How difficult did all the trouble make the Sunday/Monday finish? Harrington made two double bogeys in the final round and still won. He was five shots down with eight holes to play. Berger was nine shots back beginning the final round.

Harrington resumed the suspended final round at the eighth tee. In the end, he hit the shots he needed to win.

“I never have trouble hitting a big shot at a big time,” Harrington said.

Harrington needed a big shot to regain some relevancy in the game. Once ranked No. 3 in the world, he entered this week No. 297. He wasn’t eligible for last year’s Masters, and wasn’t this year, not until this victory. His exempt PGA Tour status also ran out this year. He has been playing the Tour on sponsor invites and as a past champion.

“There are no doubt low points in those years, because you know, in 2008, 2009, I'm very much in the penthouse,” Harrington said. “I wasn't quite down to the doghouse, but not far away from it.”

This was Harrington’s 30th worldwide title, his sixth PGA Tour victory, his second Honda Classic title, coming 10 years after his first.

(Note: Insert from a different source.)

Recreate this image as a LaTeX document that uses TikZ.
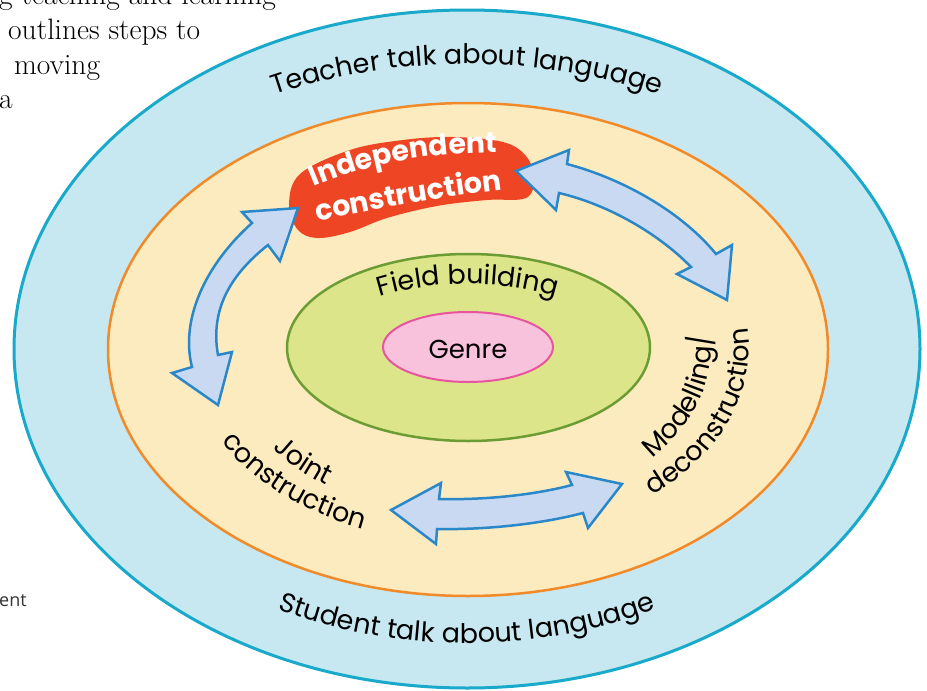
\documentclass[tikz,border=0pt]{standalone}
\usepackage{fontspec}
\usetikzlibrary{positioning, decorations.text}

\newfontfamily\labelfont{Poppins}
\newfontfamily\captionfont{Open Sans}

\definecolor{talkfill}{HTML}{C7E8F0}
\definecolor{talkline}{HTML}{19A9CB}
\definecolor{stagefill}{HTML}{FDEBC0}
\definecolor{stageline}{HTML}{F18A28}
\definecolor{fieldfill}{HTML}{DCE58A}
\definecolor{fieldline}{HTML}{6C9C34}
\definecolor{genrefill}{HTML}{F8C1DC}
\definecolor{genreline}{HTML}{E6559E}
\definecolor{arrowfill}{HTML}{C9D9F1}
\definecolor{arrowline}{HTML}{2A88C9}
\definecolor{blobred}{HTML}{EE4524}

\newcommand\ringtext{\labelfont\fontsize{27}{32}\selectfont}
\newcommand\blobtext{\labelfont\bfseries\fontsize{28.5}{33}\selectfont\color{white}}

\begin{document}
\begin{tikzpicture}[
    x=1pt, y=-1pt,
    ring/.style={line width=#1},
    dblarrow/.style={fill=arrowfill, draw=arrowline, line width=2.5pt, line join=miter},
    arclabel/.style={decorate, decoration={text along path, text align=center, text={#1}}},
    note/.style={anchor=base west, inner sep=0pt, font=\fontsize{29.5}{35}\selectfont}
]
\useasboundingbox (0,0) rectangle (927,691);
\clip (0,0) rectangle (927,691);
\fill[white] (0,0) rectangle (927,691);

% page text around the figure
\node[note] (line1) at (-1,4) {g teaching and learning};
\node[note] (line2) at (8,39) {outlines steps to};
\node[note] (line3) at (14,74) {moving};
\node[note] (line4) at (-1,108) {a};
\node[anchor=base west, inner sep=0pt, font=\captionfont\fontsize{18}{22}\selectfont, text=black!80] (tail) at (-1,606) {ent};

% rings
\draw[ring=3pt, fill=talkfill, draw=talkline] (467,349) ellipse [x radius=453, y radius=339];
\draw[ring=2.5pt, fill=stagefill, draw=stageline] (468,349.5) ellipse [x radius=360, y radius=246.5];
\draw[ring=2.5pt, fill=fieldfill, draw=fieldline] (468.5,347.5) ellipse [x radius=181.5, y radius=93.5];
\draw[ring=2pt, fill=genrefill, draw=genreline] (468,347) ellipse [x radius=85, y radius=35];
\node[font=\labelfont\fontsize{26}{30}\selectfont] (genre) at (468,349) {Genre};

% ring labels
\path[arclabel={|\ringtext|Teacher talk about language}]
    (467,349) ++(215:425 and 285) arc[start angle=215, end angle=325, x radius=425, y radius=285];
\path[arclabel={|\ringtext|Student talk about language}]
    (467,349) ++(145:406 and 294) arc[start angle=145, end angle=35, x radius=406, y radius=294];
\path[arclabel={|\ringtext|Field building}]
    (468,349) ++(200:150 and 65) arc[start angle=200, end angle=340, x radius=150, y radius=65];

% stage labels
\path[arclabel={|\ringtext|Joint}]
    (468,349) ++(167:243 and 168) arc[start angle=167, end angle=107, x radius=243, y radius=168];
\path[arclabel={|\ringtext|construction}]
    (468,349) ++(163:281 and 194) arc[start angle=163, end angle=103, x radius=281, y radius=194];
\path[arclabel={|\ringtext|Modelling/}]
    (468,349) ++(47:243 and 168) arc[start angle=47, end angle=-13, x radius=243, y radius=168];
\path[arclabel={|\ringtext|deconstruction}]
    (468,349) ++(51:281 and 194) arc[start angle=51, end angle=-9, x radius=281, y radius=194];

% independent construction
\fill[blobred] plot[smooth cycle, tension=0.6] coordinates {(289,205) (300,174) (350,150) (403,140)
    (453,137) (503,142) (526,156) (534,178) (526,198) (487,200) (437,206) (387,218) (350,232)
    (318,238) (298,230)};
\path[arclabel={|\blobtext|Independent}] (300,193) .. controls (360,165) and (430,150) .. (512,153);
\path[arclabel={|\blobtext|construction}] (305,224) .. controls (370,210) and (440,197) .. (515,188);

% double arrows between the stages
\draw[dblarrow] (298,208) -- (280,261) -- (268,245)
    .. controls (230,275) and (210,310) .. (218,355)
    -- (232,352) -- (218,405) -- (172,373) -- (192,367)
    .. controls (180,320) and (205,265) .. (252,223)
    -- (242,212) -- cycle;
\draw[dblarrow] (516,171) -- (569,150) -- (567,164)
    .. controls (620,178) and (680,210) .. (716,254)
    -- (732,245) -- (727,300) -- (677,274) -- (691,267)
    .. controls (660,235) and (610,205) .. (559,193)
    -- (556,210) -- cycle;
\draw[dblarrow] (391,510) -- (441,483) -- (439,499)
    .. controls (480,500) and (530,496) .. (572,485)
    -- (566,472) -- (622,484) -- (588,528) -- (583,513)
    .. controls (545,523) and (490,530) .. (437,529)
    -- (436,544) -- cycle;
\end{tikzpicture}
\end{document}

Berger, a 21-year-old rookie from nearby Jupiter, finished the final round brilliantly, closing with back-to-back birdies to shoot 64. He missed a 13-foot birdie chance to win on the first playoff hole at No. 18.

“If you told me I was going to finish solo second when the week started, I'd probably take it,” Berger said. “Right now, not as happy as I wish I was. But it's just a good learning experience.”

Berger, the son of former tennis pro Jay Berger, a three-time ATP winner, saw a chance to play in his first Masters sink to the bottom of the lake along with his ball at No. 17 in the playoff. It was a disheartening finish for locals rooting for Berger, who grew up driving the range picker while working at Dye Preserve.

“I think this week shows, with the depth of the field and how many great players there are, that I can compete with the best in the world,” Berger said. “I know this won't be the last chance that I have to win, so just look at it like that.”

While Harrington relishes regaining exempt status and returning to the Masters, he isn’t allowing himself to dwell on that quite yet.

“A lot of things are being said about what this means going forward,” Harrington said. “The one thing you learn is you don't win as often as you think. I'm just enjoying winning the Honda Classic.”